▶ Task description
Print, please, exactly and only the lines between the line holding "What matplotlib code" and the line holding "import matplotlib.pyplot as plt", inclusive, omitting any pictures.

(Rows from a dataset of charts and code)

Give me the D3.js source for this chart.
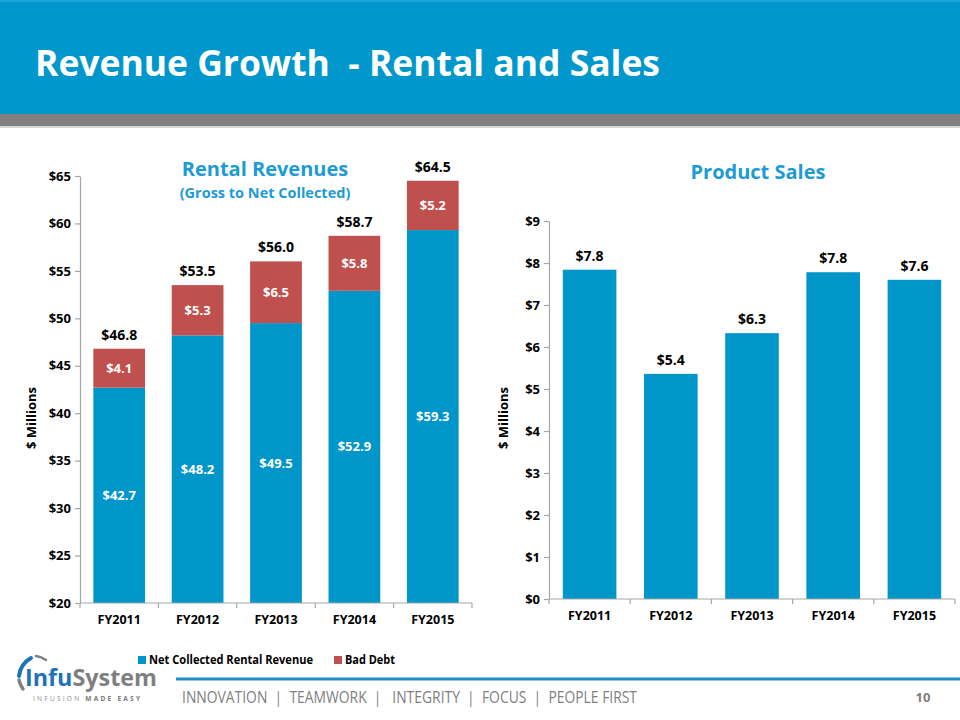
<!DOCTYPE html>
<html>
<head>
<meta charset="utf-8">
<script src="https://cdn.jsdelivr.net/npm/d3@7"></script>
<style>
  html, body { margin: 0; padding: 0; background: #fff; }
  svg { display: block; }
  text { font-family: "Open Sans", "Lato", "Liberation Sans", sans-serif; }
</style>
</head>
<body>
<svg id="chart" width="960" height="720"></svg>
<script>
// ---------- data ----------
const categories = ["FY2011", "FY2012", "FY2013", "FY2014", "FY2015"];
const netRental = [42.7, 48.2, 49.5, 52.9, 59.3];
const badDebt = [4.1, 5.3, 6.5, 5.8, 5.2];
const productSales = [7.84, 5.36, 6.33, 7.78, 7.6];
const rentalTicks = [20, 25, 30, 35, 40, 45, 50, 55, 60, 65];
const salesTicks = [0, 1, 2, 3, 4, 5, 6, 7, 8, 9];
const seriesNames = ["Net Collected Rental Revenue", "Bad Debt"];
const footerText = "INNOVATION  |  TEAMWORK  |   INTEGRITY  |  FOCUS  |  PEOPLE FIRST";

// ---------- styles ----------
const BLUE = "#0096c9";
const RED = "#c0504d";
const TITLE_BLUE = "#1c9bd4";
const AXIS = "#a6a6a6";
const fmt = v => "$" + v.toFixed(1);

const svg = d3.select("#chart");

// ---------- header ----------
svg.append("rect").attr("x", 0).attr("y", 0).attr("width", 960).attr("height", 114).attr("fill", "#0098cc");
svg.append("rect").attr("x", 0).attr("y", 0).attr("width", 960).attr("height", 2).attr("fill", "#1aa3d6");
svg.append("rect").attr("x", 0).attr("y", 114).attr("width", 960).attr("height", 12).attr("fill", "#808080");
svg.append("rect").attr("x", 0).attr("y", 126).attr("width", 960).attr("height", 2).attr("fill", "#d9d9d9");
svg.append("text")
  .attr("x", 35).attr("y", 76)
  .attr("fill", "#fff")
  .attr("font-size", 36).attr("font-weight", 700)
  .attr("textLength", 625).attr("lengthAdjust", "spacingAndGlyphs")
  .style("white-space", "pre")
  .text("Revenue Growth  - Rental and Sales");

// ---------- generic bar chart helper ----------
function drawAxes(g, x, y, ticks, xLabelY) {
  const [x0, x1] = x.range();
  const [yb, yt] = y.range();
  // y axis
  const ya = g.append("g").attr("transform", `translate(${x0},0)`)
    .call(d3.axisLeft(y).tickValues(ticks).tickSize(5).tickSizeOuter(0).tickPadding(4).tickFormat(d => "$" + d));
  ya.select(".domain").attr("stroke", AXIS).attr("stroke-width", 1.2);
  ya.selectAll(".tick line").attr("stroke", AXIS).attr("stroke-width", 1.2);
  ya.selectAll(".tick text").attr("fill", "#000").attr("font-size", 13).attr("font-weight", 700)
    .style("font-family", "'Open Sans', sans-serif");
  // x axis
  const xa = g.append("g").attr("transform", `translate(0,${yb})`)
    .call(d3.axisBottom(x).tickSize(0).tickPadding(0));
  xa.select(".domain").remove();
  xa.selectAll(".tick text").attr("fill", "#000").attr("font-size", 12.5).attr("font-weight", 700)
    .attr("y", xLabelY - yb).attr("dy", "0.35em");
  g.append("line").attr("x1", x0).attr("x2", x1).attr("y1", yb).attr("y2", yb)
    .attr("stroke", AXIS).attr("stroke-width", 1.2);
  const bounds = categories.map(c => x(c) - x.step() * x.paddingInner() / 2).concat([x1]);
  g.selectAll(".xt").data(bounds).join("line")
    .attr("x1", d => d).attr("x2", d => d).attr("y1", yb).attr("y2", yb + 5)
    .attr("stroke", AXIS).attr("stroke-width", 1.2);
}

// ---------- left: Rental Revenues ----------
const gL = svg.append("g");
const xL = d3.scaleBand().domain(categories).range([80, 472]).paddingInner(0.34).paddingOuter(0.17);
const yL = d3.scaleLinear().domain([20, 65]).range([603, 176]);

const rentalRows = categories.map((c, i) => ({ cat: c, net: netRental[i], bad: badDebt[i] }));
const stack = d3.stack().keys(["net", "bad"])(rentalRows);
const colors = { net: BLUE, bad: RED };

stack.forEach(layer => {
  gL.selectAll(".bar-" + layer.key).data(layer).join("rect")
    .attr("x", d => xL(d.data.cat))
    .attr("width", xL.bandwidth())
    .attr("y", d => yL(d[1]))
    .attr("height", d => yL(Math.max(d[0], 20)) - yL(d[1]))
    .attr("fill", colors[layer.key]);
  gL.selectAll(".lbl-" + layer.key).data(layer).join("text")
    .attr("x", d => xL(d.data.cat) + xL.bandwidth() / 2)
    .attr("y", d => (yL(Math.max(d[0], 20)) + yL(d[1])) / 2)
    .attr("dy", "0.35em")
    .attr("text-anchor", "middle")
    .attr("fill", "#fff").attr("font-size", 13).attr("font-weight", 700)
    .text(d => fmt(d[1] - d[0]));
});
gL.selectAll(".tot").data(rentalRows).join("text")
  .attr("x", d => xL(d.cat) + xL.bandwidth() / 2)
  .attr("y", d => yL(d.net + d.bad) - 14)
  .attr("dy", "0.35em")
  .attr("text-anchor", "middle")
  .attr("fill", "#000").attr("font-size", 14).attr("font-weight", 700)
  .text(d => fmt(d.net + d.bad));

drawAxes(gL, xL, yL, rentalTicks, 620);

gL.append("text").attr("transform", "translate(31,418) rotate(-90)")
  .attr("text-anchor", "middle").attr("dy", "0.35em")
  .attr("font-size", 13).attr("font-weight", 700).attr("fill", "#000").text("$ Millions");
gL.append("text").attr("x", 265).attr("y", 169).attr("dy", "0.35em").attr("text-anchor", "middle")
  .attr("font-size", 20).attr("font-weight", 700).attr("fill", TITLE_BLUE).text("Rental Revenues");
gL.append("text").attr("x", 265).attr("y", 193).attr("dy", "0.35em").attr("text-anchor", "middle")
  .attr("font-size", 14.5).attr("font-weight", 700).attr("fill", TITLE_BLUE).text("(Gross to Net Collected)");

// legend
const legX = [138, 334];
const legG = gL.selectAll(".leg").data(seriesNames).join("g")
  .attr("transform", (d, i) => `translate(${legX[i]},660)`);
legG.append("rect").attr("x", 0).attr("y", -4).attr("width", 8).attr("height", 8)
  .attr("fill", (d, i) => i === 0 ? BLUE : RED);
legG.append("text").attr("x", 11).attr("dy", "0.35em")
  .attr("font-size", 12).attr("font-weight", 700).attr("fill", "#000")
  .attr("textLength", (d, i) => i === 0 ? 164 : 50).attr("lengthAdjust", "spacingAndGlyphs")
  .text(d => d);

// ---------- right: Product Sales ----------
const gR = svg.append("g");
const xR = d3.scaleBand().domain(categories).range([549, 955]).paddingInner(0.34).paddingOuter(0.17);
const yR = d3.scaleLinear().domain([0, 9]).range([599, 221]);

gR.selectAll(".pbar").data(productSales).join("rect")
  .attr("x", (d, i) => xR(categories[i]))
  .attr("width", xR.bandwidth())
  .attr("y", d => yR(d))
  .attr("height", d => yR(0) - yR(d))
  .attr("fill", BLUE);
gR.selectAll(".plbl").data(productSales).join("text")
  .attr("x", (d, i) => xR(categories[i]) + xR.bandwidth() / 2)
  .attr("y", d => yR(d) - 14)
  .attr("dy", "0.35em")
  .attr("text-anchor", "middle")
  .attr("fill", "#000").attr("font-size", 14).attr("font-weight", 700)
  .text(d => fmt(d));

drawAxes(gR, xR, yR, salesTicks, 616);

gR.append("text").attr("transform", "translate(503,418) rotate(-90)")
  .attr("text-anchor", "middle").attr("dy", "0.35em")
  .attr("font-size", 13).attr("font-weight", 700).attr("fill", "#000").text("$ Millions");
gR.append("text").attr("x", 758).attr("y", 172).attr("dy", "0.35em").attr("text-anchor", "middle")
  .attr("font-size", 20).attr("font-weight", 700).attr("fill", TITLE_BLUE).text("Product Sales");

// ---------- footer ----------
svg.append("line").attr("x1", 176).attr("x2", 960).attr("y1", 679).attr("y2", 679)
  .attr("stroke", "#1b8fc6").attr("stroke-width", 3);
svg.append("text").attr("x", 182).attr("y", 698).attr("dy", "0.35em")
  .attr("font-size", 15.5).attr("fill", "#7f7f7f")
  .attr("textLength", 455).attr("lengthAdjust", "spacingAndGlyphs")
  .style("white-space", "pre")
  .text(footerText);
svg.append("text").attr("x", 923).attr("y", 697).attr("dy", "0.35em").attr("text-anchor", "middle")
  .attr("font-size", 13).attr("font-weight", 700).attr("fill", "#7f7f7f").text("10");

// logo
const logo = svg.append("g");
logo.append("path").attr("d", "M 31 658 A 24 24 0 0 0 19 676")
  .attr("fill", "none").attr("stroke", "#1d72b8").attr("stroke-width", 4).attr("stroke-linecap", "round");
logo.append("path").attr("d", "M 19 680 A 24 24 0 0 0 23 689")
  .attr("fill", "none").attr("stroke", "#7f7f7f").attr("stroke-width", 3.5).attr("stroke-linecap", "round");
logo.append("path").attr("d", "M 36 656 A 20 20 0 0 1 46 660")
  .attr("fill", "none").attr("stroke", "#7f7f7f").attr("stroke-width", 2.5).attr("stroke-linecap", "round");
const lt = logo.append("text").attr("x", 25).attr("y", 686)
  .attr("font-size", 23).attr("font-weight", 700)
  .attr("textLength", 132).attr("lengthAdjust", "spacingAndGlyphs");
lt.append("tspan").attr("fill", "#1d72b8").text("Infu");
lt.append("tspan").attr("fill", "#7f7f7f").text("System");
const st = logo.append("text").attr("x", 33).attr("y", 699).attr("dy", "0.35em")
  .attr("font-size", 6.5).attr("fill", "#8c8c8c")
  .attr("textLength", 107).attr("lengthAdjust", "spacing");
st.append("tspan").text("INFUSION ");
st.append("tspan").attr("font-weight", 700).attr("fill", "#7a7a7a").text("MADE EASY");
</script>
</body>
</html>
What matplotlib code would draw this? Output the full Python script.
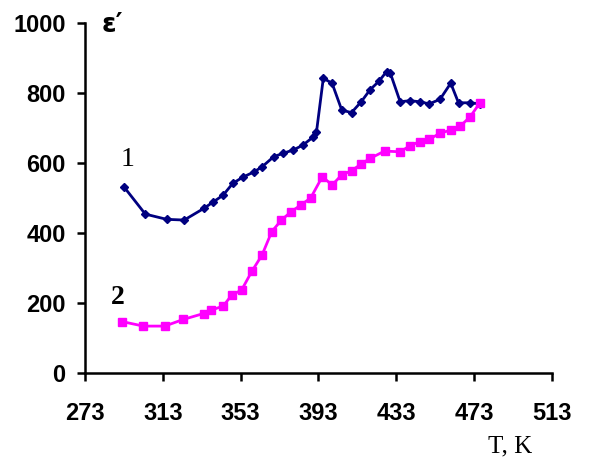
import numpy as np
import matplotlib
matplotlib.use("Agg")
import matplotlib.pyplot as plt

# curve 1 (navy)
T1 = [293, 304, 315, 324, 334, 339, 344, 349, 354, 360, 364, 370, 375, 380, 385, 390, 392,
      395.5, 400, 405, 410, 415, 419.5, 424, 428, 430, 435, 440, 445, 450, 455.5, 461, 465, 471, 476]
E1 = [532, 454, 439, 437, 470, 489, 508, 542, 559, 575, 589, 618, 628, 637, 651, 673, 689,
      842, 828, 751, 744, 775, 809, 833, 861, 856, 775, 778, 775, 769, 782, 828, 772, 772, 769]

# curve 2 (magenta)
T2 = [292, 303, 314, 323.5, 334, 338, 344, 348.5, 353.5, 358.7, 364, 369, 374, 379, 384, 389,
      395, 400, 405, 410, 415, 419.5, 427, 435, 440, 445, 450, 455.5, 461, 466, 471, 476]
E2 = [147, 134, 134, 153, 170, 180, 191, 223, 237, 290, 337, 404, 437, 461, 480, 500,
      561, 537, 566, 578, 597, 613, 634, 632, 649, 661, 668, 685, 694, 706, 732, 772]

xticks = [273, 313, 353, 393, 433, 473, 513]
yticks = [0, 200, 400, 600, 800, 1000]

fig = plt.figure(figsize=(5.89, 4.57), dpi=100)
ax = fig.add_axes([0.1443, 0.1838, 0.937 - 0.1443, 0.9497 - 0.1838])

ax.plot(T1, E1, color='#000080', lw=2, marker='D', ms=4, mec='#000080', mfc='#000080', clip_on=False)
ax.plot(T2, E2, color='#FF00FF', lw=2, marker='s', ms=6, mec='#FF00FF', mfc='#FF00FF', clip_on=False)

ax.set_xlim(273, 513)
ax.set_ylim(0, 1000)
ax.set_xticks(xticks)
ax.set_yticks(yticks)
for s in ['top', 'right']:
    ax.spines[s].set_visible(False)
for s in ['left', 'bottom']:
    ax.spines[s].set_linewidth(1.8)
ax.tick_params(direction='out', length=6, width=1.8, labelsize=17)
ax.tick_params(axis='x', pad=15)
ax.tick_params(axis='y', pad=8)
for lab in ax.get_xticklabels() + ax.get_yticklabels():
    lab.set_fontweight('bold')
    lab.set_fontfamily('Liberation Sans')

ax.text(295, 610, '1', fontsize=20, family='Liberation Serif', ha='center', va='center')
ax.text(290, 216, '2', fontsize=20, family='Liberation Serif', fontweight='bold', ha='center', va='center')
ax.text(287, 995, 'ε′', fontsize=19, family='DejaVu Sans', fontweight='bold', ha='center', va='center',
        clip_on=False)
ax.text(0.91, -0.21, 'T, K', fontsize=18, family='Liberation Serif', ha='center', va='center',
        transform=ax.transAxes)

fig.savefig('out.png', dpi=100)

▶ Expected output
What matplotlib code would draw this? Output the full Python script.
import numpy as np
import matplotlib
matplotlib.use("Agg")
import matplotlib.pyplot as plt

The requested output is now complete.